* Prompt
Do not copy the pictures; transcribe all other material exactly.

* Supplied material

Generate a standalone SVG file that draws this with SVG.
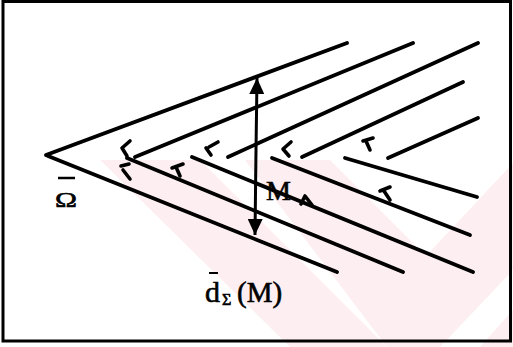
<svg xmlns="http://www.w3.org/2000/svg" width="513" height="347" viewBox="0 0 513 347">
<style>
.ln{stroke:#000;stroke-width:3.8;fill:none;stroke-linecap:round}
.mk{stroke:#000;stroke-width:3.6;fill:none;stroke-linecap:round;stroke-linejoin:round}
.wm{fill:#fdeef1;stroke:none}
.tx{font-family:"Liberation Serif","Times New Roman",serif;fill:#000;stroke:#000;stroke-width:0.6}
</style>
<defs>
<marker id="ah" viewBox="0 0 16 15" refX="16" refY="7.5" markerWidth="16" markerHeight="15" markerUnits="userSpaceOnUse" orient="auto">
<path d="M0,0 L16,7.5 L0,15 Z" fill="#000"/>
</marker>
</defs>
<rect x="0" y="0" width="513" height="347" fill="#fff"/>
<g id="watermark">
<polygon class="wm" points="100,160 200,160 387,347 290,347"/>
<polygon class="wm" points="245,160 330,160 426,256 513,163 513,270 440,347 387,347"/>
<polygon class="wm" points="513,310 513,347 480,347"/>
</g>
<rect id="frame" x="3" y="1.5" width="507.5" height="339.5" fill="none" stroke="#000" stroke-width="3"/>
<g id="connectors">
<line class="ln" x1="46" y1="155" x2="347" y2="43"/>
<line class="ln" x1="48" y1="156" x2="337" y2="272"/>
<line class="ln" x1="135" y1="157" x2="413" y2="43"/>
<line class="ln" x1="127" y1="158" x2="403" y2="272"/>
<line class="ln" x1="228" y1="157" x2="478" y2="43"/>
<line class="ln" x1="192" y1="157" x2="473" y2="272"/>
<line class="ln" x1="302" y1="157" x2="463" y2="82"/>
<line class="ln" x1="272" y1="158" x2="470" y2="235"/>
<line class="ln" x1="388" y1="158" x2="478" y2="118"/>
<line class="ln" x1="345" y1="158" x2="477" y2="197"/>
<line stroke="#000" stroke-width="3" x1="256" y1="150" x2="257" y2="78" marker-end="url(#ah)"/>
<line stroke="#000" stroke-width="3" x1="256" y1="150" x2="255" y2="235" marker-end="url(#ah)"/>
</g>
<g id="marks">
<path class="mk" d="M130,141 L122,148 L127,156"/>
<path class="mk" d="M121,166 L129,164 M123,170 L130,179"/>
<path class="mk" d="M206,148 L211,155 M209,147 L218,142"/>
<path class="mk" d="M172,168 L183,164 M176,167 L180,176"/>
<path class="mk" d="M291,142 L283,149 L289,156"/>
<path class="mk" d="M301,204 L305,196 L312,205"/>
<path class="mk" d="M363,141 L373,138 M366,141 L370,150"/>
<path class="mk" d="M380,191 L390,187 M384,191 L390,200"/>
</g>
<g id="label-omega">
<text class="tx" x="55" y="207" font-size="22" textLength="22" lengthAdjust="spacingAndGlyphs">Ω</text>
<line stroke="#000" stroke-width="2.5" x1="58" y1="178" x2="75" y2="178"/>
</g>
<g id="label-M">
<text class="tx" x="266" y="200" font-size="28">M</text>
</g>
<g id="label-d">
<text class="tx" x="205" y="302" font-size="30">d</text>
<text class="tx" x="222" y="305" font-size="16">Σ</text>
<text class="tx" x="237" y="302" font-size="29">(M)</text>
<line stroke="#000" stroke-width="2" x1="209" y1="273" x2="218" y2="273"/>
</g>
</svg>
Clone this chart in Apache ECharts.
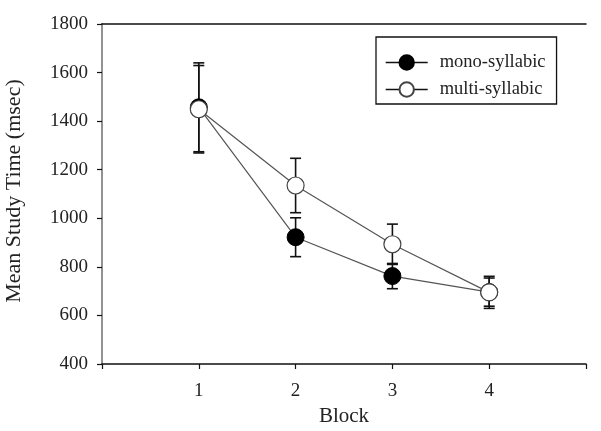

* Worked solution
Generate a standalone SVG file that draws this with SVG.
<svg xmlns="http://www.w3.org/2000/svg" width="513" height="347" viewBox="0 0 513 347">
<style>
.ln{stroke:#000;stroke-width:3.8;fill:none;stroke-linecap:round}
.mk{stroke:#000;stroke-width:3.6;fill:none;stroke-linecap:round;stroke-linejoin:round}
.wm{fill:#fdeef1;stroke:none}
.tx{font-family:"Liberation Serif","Times New Roman",serif;fill:#000;stroke:#000;stroke-width:0.6}
</style>
<defs>
<marker id="ah" viewBox="0 0 16 15" refX="16" refY="7.5" markerWidth="16" markerHeight="15" markerUnits="userSpaceOnUse" orient="auto">
<path d="M0,0 L16,7.5 L0,15 Z" fill="#000"/>
</marker>
</defs>
<rect x="0" y="0" width="513" height="347" fill="#fff"/>
<g id="watermark">
<polygon class="wm" points="100,160 200,160 387,347 290,347"/>
<polygon class="wm" points="245,160 330,160 426,256 513,163 513,270 440,347 387,347"/>
<polygon class="wm" points="513,310 513,347 480,347"/>
</g>
<rect id="frame" x="3" y="1.5" width="507.5" height="339.5" fill="none" stroke="#000" stroke-width="3"/>
<g id="connectors">
<line class="ln" x1="46" y1="155" x2="347" y2="43"/>
<line class="ln" x1="48" y1="156" x2="337" y2="272"/>
<line class="ln" x1="135" y1="157" x2="413" y2="43"/>
<line class="ln" x1="127" y1="158" x2="403" y2="272"/>
<line class="ln" x1="228" y1="157" x2="478" y2="43"/>
<line class="ln" x1="192" y1="157" x2="473" y2="272"/>
<line class="ln" x1="302" y1="157" x2="463" y2="82"/>
<line class="ln" x1="272" y1="158" x2="470" y2="235"/>
<line class="ln" x1="388" y1="158" x2="478" y2="118"/>
<line class="ln" x1="345" y1="158" x2="477" y2="197"/>
<line stroke="#000" stroke-width="3" x1="256" y1="150" x2="257" y2="78" marker-end="url(#ah)"/>
<line stroke="#000" stroke-width="3" x1="256" y1="150" x2="255" y2="235" marker-end="url(#ah)"/>
</g>
<g id="marks">
<path class="mk" d="M130,141 L122,148 L127,156"/>
<path class="mk" d="M121,166 L129,164 M123,170 L130,179"/>
<path class="mk" d="M206,148 L211,155 M209,147 L218,142"/>
<path class="mk" d="M172,168 L183,164 M176,167 L180,176"/>
<path class="mk" d="M291,142 L283,149 L289,156"/>
<path class="mk" d="M301,204 L305,196 L312,205"/>
<path class="mk" d="M363,141 L373,138 M366,141 L370,150"/>
<path class="mk" d="M380,191 L390,187 M384,191 L390,200"/>
</g>
<g id="label-omega">
<text class="tx" x="55" y="207" font-size="22" textLength="22" lengthAdjust="spacingAndGlyphs">Ω</text>
<line stroke="#000" stroke-width="2.5" x1="58" y1="178" x2="75" y2="178"/>
</g>
<g id="label-M">
<text class="tx" x="266" y="200" font-size="28">M</text>
</g>
<g id="label-d">
<text class="tx" x="205" y="302" font-size="30">d</text>
<text class="tx" x="222" y="305" font-size="16">Σ</text>
<text class="tx" x="237" y="302" font-size="29">(M)</text>
<line stroke="#000" stroke-width="2" x1="209" y1="273" x2="218" y2="273"/>
</g>
</svg>
Clone this chart in Apache ECharts.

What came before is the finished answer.